Only two weekends remain to catch a glimpse of Pablo Siebel's spirited works at the Gulf Coast Museum of Art. The Chilean-born artist, who has lived in Spain, Germany and New York, now resides in Vero Beach when he's not traveling to promote his artwork.
A series of his colorful, large-scale paintings on canvas, linen and upholstery, along with found-object sculptures, liven up the GCMA's largest sun-lit gallery. The paintings, unstretched and unfinished at the edges, hang flat on the gallery walls, covered with mask-like faces and intricate patterning that evoke indigenous Latin American art while advancing a vocabulary of Siebel's own. His bold use of color — saturated blues, reds, yellows, greens and plenty of fuchsia — as well as labyrinthine swirls and dots create arresting optical effects. The sculptures, assembled from found driftwood, fabric, metal and flowers, then painted, offer quieter but equally mysterious glimpses into the artist's symbolic world.
If you were near the old federal courthouse in downtown Tampa last Thursday, you may have caught sight of a public art project scheduled to tour a series of to-be-determined locations in Hillsborough County over the next year. The installation "Unexpected Faces, Unexpected Places," hopes to draw attention to the plight of the Bay area's homeless population with 300 paper bags featuring black-and-white photographic portraits of individuals, couples and families without a permanent place to live. The bags — meant to symbolize having only a bag to carry everything you own — will crop up in random locations throughout the county.
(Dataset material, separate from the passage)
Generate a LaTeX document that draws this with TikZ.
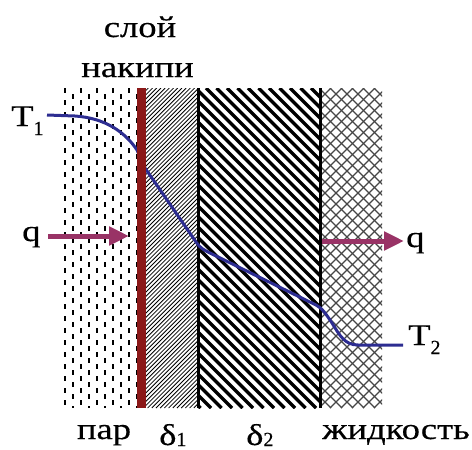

Several October exhibits open this weekend: "Interstice" at C. Emerson Gallery in St. Petersburg, featuring sculpture and drawings by father and son Mark and Jarrod Anderson (the former a Ringling College of Art and Design professor, the latter an emerging artist who lives in New York City). If you're up for a trek to Sarasota, two shows in that area promise to special treats. Greene Contemporary showcases a pair of contemporary artists with a fetish for the past: David Piurek, who turns Renaissance portraiture on its head (by coating it with black and brown clay), and Brian Haverlock, whose tiny, surreal portraits evoke Byzantine icons and Victorian photography. Mack B Projects re-opens after a summer hiatus, showcasing paintings by Kim Anderson (dreamy stills from home movies shot on Super 8) and David Kinsey (abstractions that explore the effects of technology on consciousness).